First they came for the offices, replacing four-walls-and-a-door situations with desks in cubicles, even for workers of considerable stature (paywall).
Now they’re coming for the desks themselves.
On both sides of the Atlantic, big companies are moving toward more flexible setups that do away with assigned workstations. The financial motivation to make the most of premium office space is primary. But another big driver now, and going forward, is mobility.
More people are working remotely now, creating workstation vacancies that irk the people paying the rent. But there’s more to it than that, according to Jennifer Busch, vice president of architecture and design at office furniture maker Teknion.
“It used to be that when you referred to the mobile worker you were talking about a person who works outside the office,” Busch tells Quartz. “Now you’re just as likely to be referring to someone that’s in the office environment, but they’re mobile because their technology has untethered them from their desk.”
Meanwhile, companies are becoming more conscious of the needs of different employees, according to Busch. Some people thrive on the energy of the open office (and it very likely is an open office) while more introverted people tend to suffer.
Both trends—the untethering and the desire to accommodate a range of work styles—point to a need for more variety in the space that companies offer. Desks are important, but so are more casual sitting areas where small groups can collaborate, as well as more private areas (the idea here being that there’s a space not only where people can go take a phone call, but one where someone who needs an hour of peace and quiet to finish something can find it).
And when there are space constraints, as is often the case, the need for gathering spots or private areas often comes at the cost of individual work stations, either in size, number, or personal ownership.
At the BBC headquarters in London, there are 3,500 desks for a staff of 5,600, spawning employee complaints about being able to find a place to work, and inspiring mockery in the organization’s own workplace comedy show.

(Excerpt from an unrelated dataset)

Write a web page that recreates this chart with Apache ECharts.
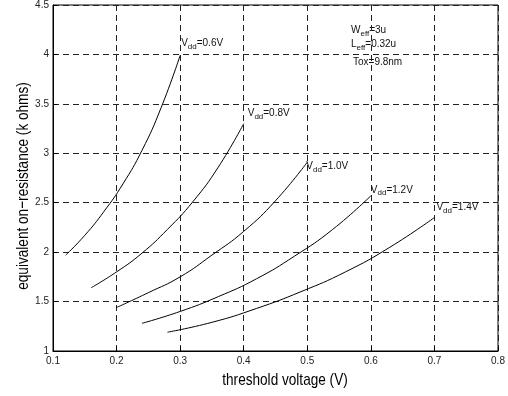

The transition to unassigned desks appears to be going more smoothly in the human resources division of Citigroup. Its workspace, in a Citi office complex in Long Island City, Queens, has 150 unassigned desks for 200 staff and has become a pilot in the company’s effort to “optimize the company’s workspace,” according to a recent piece at the Harvard Business Review.
Previously, the group’s offices were underused—people were always out for one reason or another, be it vacation, illness, work travel, or because they had a flexible schedule.
It’s not anarchy at Citi. The office is loosely organized by function, there’s a locker room available to store stuff, and there are conference rooms and some shared private space available for meetings or phone calls. Despite the lack of seat assignments, Karyn Likerman, head of inclusion programs and work-life strategies, told HBR that she and her Citi colleagues tend to sit at the same desk most days, even though it’s not technically their space.